▶ [Data]

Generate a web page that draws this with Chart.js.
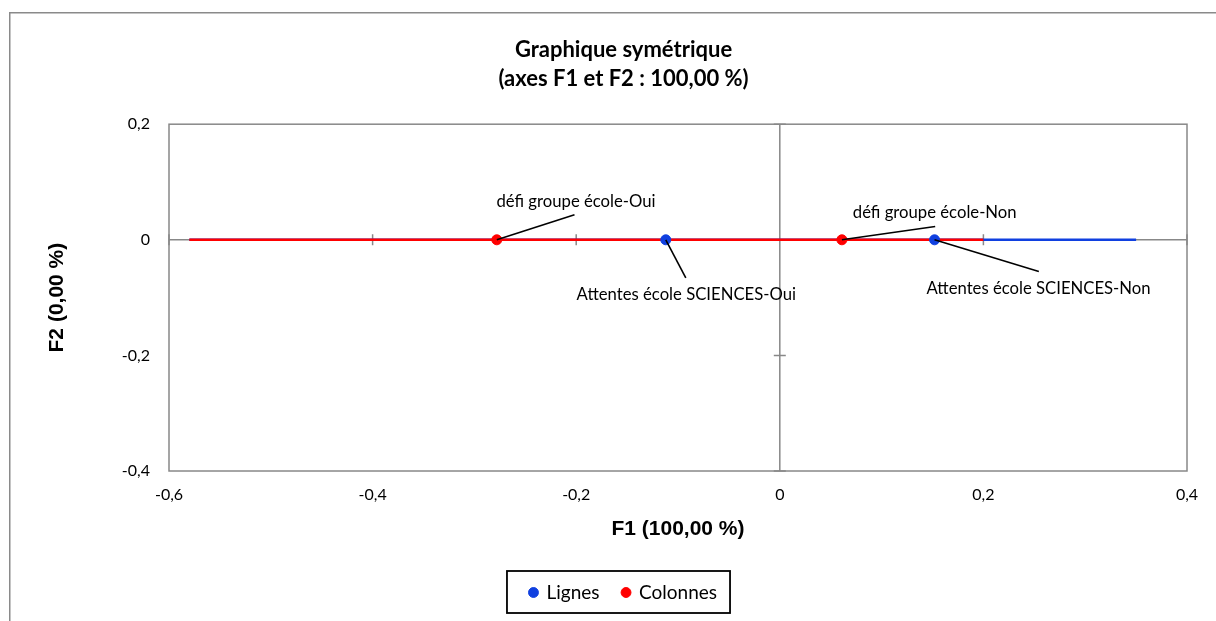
<!DOCTYPE html>
<html><head><meta charset="utf-8">
<script src="https://cdn.jsdelivr.net/npm/chart.js@4.4.1/dist/chart.umd.min.js"></script>
<style>html,body{margin:0;padding:0;background:#fff;overflow:hidden}canvas{display:block}</style>
</head><body>
<canvas id="c" width="1216" height="621"></canvas>
<script>
// ---- data ----
const titleLines = ['Graphique symétrique', '(axes F1 et F2 : 100,00 %)'];
const xAxisTitle = 'F1 (100,00 %)';
const yAxisTitle = 'F2 (0,00 %)';
const xTicks = [-0.6, -0.4, -0.2, 0, 0.2, 0.4];
const xTickLabels = ['-0,6', '-0,4', '-0,2', '0', '0,2', '0,4'];
const yTicks = [-0.4, -0.2, 0, 0.2];
const yTickLabels = ['-0,4', '-0,2', '0', '0,2'];
const seriesNames = ['Lignes', 'Colonnes'];
const rowLabels = ['Attentes école SCIENCES-Oui', 'Attentes école SCIENCES-Non'];
const rowF1 = [-0.112, 0.152];
const rowF2 = [0, 0];
const colLabels = ['défi groupe école-Oui', 'défi groupe école-Non'];
const colF1 = [-0.278, 0.061];
const colF2 = [0, 0];
const rowSegmentF1 = [-0.58, 0.35];
const colSegmentF1 = [-0.58, 0.2];

// ---- styles ----
const BLUE = '#1040e0';
const RED = '#ff0000';
const GREY = '#888888';
const LABEL_FONT = '16.7px Lato';

// label placement relative to its point: text centre (tx,ty) and leader end (lx,ly)
const placement = [
  [{tx: 20.5, ty: 55, lx: 20, ly: 38}, {tx: 104, ty: 48.5, lx: 104.3, ly: 31.7}],
  [{tx: 79.2, ty: -38, lx: 77.7, ly: -25}, {tx: 92.8, ty: -27, lx: 93.3, ly: -13.3}]
];

const decor = {
  id: 'decor',
  beforeDraw(chart) {
    const ctx = chart.ctx;
    ctx.save();
    ctx.fillStyle = '#fff';
    ctx.fillRect(0, 0, chart.width, chart.height);
    ctx.strokeStyle = '#8a8a8a';
    ctx.lineWidth = 1.5;
    ctx.beginPath();
    ctx.moveTo(9.75, 700); ctx.lineTo(9.75, 12.75); ctx.lineTo(1300, 12.75);
    ctx.stroke();
    ctx.restore();
  },
  beforeDatasetsDraw(chart) {
    const {ctx, chartArea: a, scales: {x, y}} = chart;
    ctx.save();
    ctx.strokeStyle = GREY;
    ctx.lineWidth = 1.5;
    ctx.strokeRect(a.left, a.top, a.right - a.left, a.bottom - a.top);
    const x0 = x.getPixelForValue(0), y0 = y.getPixelForValue(0);
    ctx.beginPath();
    ctx.moveTo(a.left, y0); ctx.lineTo(a.right, y0);
    ctx.moveTo(x0, a.top); ctx.lineTo(x0, a.bottom);
    xTicks.forEach(v => { const p = x.getPixelForValue(v); ctx.moveTo(p, y0 - 5.5); ctx.lineTo(p, y0 + 5.5); });
    yTicks.forEach(v => { const p = y.getPixelForValue(v); ctx.moveTo(x0 - 6, p); ctx.lineTo(x0 + 6, p); });
    ctx.stroke();
    ctx.restore();
  },
  afterDatasetsDraw(chart) {
    const ctx = chart.ctx;
    ctx.save();
    ctx.font = LABEL_FONT;
    ctx.textAlign = 'center';
    ctx.textBaseline = 'middle';
    [0, 1].forEach(di => {
      const ds = chart.data.datasets[di];
      const meta = chart.getDatasetMeta(di);
      meta.data.forEach((pt, j) => {
        const pl = placement[di][j];
        ctx.strokeStyle = '#000';
        ctx.lineWidth = 1.6;
        ctx.beginPath();
        ctx.moveTo(pt.x, pt.y);
        ctx.lineTo(pt.x + pl.lx, pt.y + pl.ly);
        ctx.stroke();
        ctx.fillStyle = '#000';
        ctx.fillText(ds.pointLabels[j], pt.x + pl.tx, pt.y + pl.ty);
      });
    });
    ctx.restore();
  },
  afterDraw(chart) {
    const hb = chart.legend && chart.legend.legendHitBoxes;
    if (!hb || !hb.length) return;
    const ctx = chart.ctx;
    const first = hb[0], last = hb[hb.length - 1];
    const cy = first.top + first.height / 2;
    ctx.save();
    ctx.strokeStyle = '#000';
    ctx.lineWidth = 1.8;
    const l = first.left - 23, r = last.left + last.width + 13;
    ctx.strokeRect(l, cy - 21.5, r - l, 42);
    ctx.restore();
  }
};

function build() {
  Chart.defaults.font.family = 'Lato';
  Chart.defaults.color = '#000';
  new Chart(document.getElementById('c'), {
    type: 'scatter',
    data: {
      datasets: [
        {label: seriesNames[0], data: rowF1.map((v, i) => ({x: v, y: rowF2[i]})), pointLabels: rowLabels,
         backgroundColor: BLUE, borderColor: BLUE, pointRadius: 5, pointBorderWidth: 1, showLine: false, order: 0, pointStyle: 'circle'},
        {label: seriesNames[1], data: colF1.map((v, i) => ({x: v, y: colF2[i]})), pointLabels: colLabels,
         backgroundColor: RED, borderColor: RED, pointRadius: 5, pointBorderWidth: 1, showLine: false, order: 0, pointStyle: 'circle'},
        {label: 'seg-rows', data: rowSegmentF1.map(v => ({x: v, y: 0})), showLine: true,
         borderColor: BLUE, backgroundColor: BLUE, borderWidth: 2.6, pointRadius: 0, order: 2},
        {label: 'seg-cols', data: colSegmentF1.map(v => ({x: v, y: 0})), showLine: true,
         borderColor: RED, backgroundColor: RED, borderWidth: 2.6, pointRadius: 0, order: 1}
      ]
    },
    options: {
      responsive: false,
      animation: false,
      events: [],
      layout: {padding: {left: 45, right: 14, top: 0, bottom: 9}},
      scales: {
        x: {
          type: 'linear', position: 'bottom', min: -0.6, max: 0.4,
          afterBuildTicks: s => { s.ticks = xTicks.map(v => ({value: v})); },
          ticks: {callback: (v, i) => xTickLabels[i], font: {size: 16}, color: '#000', padding: 14, maxRotation: 0, autoSkip: false},
          grid: {display: false, drawTicks: false},
          border: {display: false},
          title: {display: true, text: xAxisTitle, color: '#000',
                  font: {family: 'Liberation Sans', size: 21, weight: 'bold', lineHeight: 1.2}, padding: {top: 0, bottom: 18}},
          afterFit: s => { s.height = 89; }
        },
        y: {
          type: 'linear', position: 'left', min: -0.4, max: 0.2,
          afterBuildTicks: s => { s.ticks = yTicks.map(v => ({value: v})); },
          ticks: {callback: (v, i) => yTickLabels[i], font: {size: 16}, color: '#000', padding: 19, autoSkip: false},
          grid: {display: false, drawTicks: false},
          border: {display: false},
          title: {display: true, text: yAxisTitle, color: '#000',
                  font: {family: 'Liberation Sans', size: 21, weight: 'bold', lineHeight: 1.2}, padding: {top: 0, bottom: 0}},
          afterFit: s => { s.width = 124; }
        },
        y2: {
          type: 'linear', position: 'right', display: true,
          grid: {display: false, drawTicks: false}, border: {display: false}, ticks: {display: false},
          afterFit: s => { s.width = 15; }
        }
      },
      plugins: {
        title: {display: true, text: titleLines, color: '#000',
                font: {size: 22, weight: 'bold', lineHeight: 1.3}, padding: {top: 36, bottom: 31}},
        legend: {
          display: true, position: 'bottom',
          labels: {usePointStyle: true, boxWidth: 7, boxHeight: 7, padding: 23, font: {size: 19}, color: '#000',
                   filter: item => item.datasetIndex < 2}
        },
        tooltip: {enabled: false}
      }
    },
    plugins: [decor]
  });
}
const fontLoads = ['17px Lato', 'bold 22px Lato', 'bold 21px "Liberation Sans"'].map(f => document.fonts.load(f));
Promise.all(fontLoads).then(build, build);
</script>
</body></html>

▶ [Stated goal] Reproduce only the lines from the beginning of the data through the line that contains "const colSegmentF1 = [-0.58, 0.2];", both included, and please drop the pictures.

▶ [Response to this task]
Generate a web page that draws this with Chart.js.
<!DOCTYPE html>
<html><head><meta charset="utf-8">
<script src="https://cdn.jsdelivr.net/npm/chart.js@4.4.1/dist/chart.umd.min.js"></script>
<style>html,body{margin:0;padding:0;background:#fff;overflow:hidden}canvas{display:block}</style>
</head><body>
<canvas id="c" width="1216" height="621"></canvas>
<script>
// ---- data ----
const titleLines = ['Graphique symétrique', '(axes F1 et F2 : 100,00 %)'];
const xAxisTitle = 'F1 (100,00 %)';
const yAxisTitle = 'F2 (0,00 %)';
const xTicks = [-0.6, -0.4, -0.2, 0, 0.2, 0.4];
const xTickLabels = ['-0,6', '-0,4', '-0,2', '0', '0,2', '0,4'];
const yTicks = [-0.4, -0.2, 0, 0.2];
const yTickLabels = ['-0,4', '-0,2', '0', '0,2'];
const seriesNames = ['Lignes', 'Colonnes'];
const rowLabels = ['Attentes école SCIENCES-Oui', 'Attentes école SCIENCES-Non'];
const rowF1 = [-0.112, 0.152];
const rowF2 = [0, 0];
const colLabels = ['défi groupe école-Oui', 'défi groupe école-Non'];
const colF1 = [-0.278, 0.061];
const colF2 = [0, 0];
const rowSegmentF1 = [-0.58, 0.35];
const colSegmentF1 = [-0.58, 0.2];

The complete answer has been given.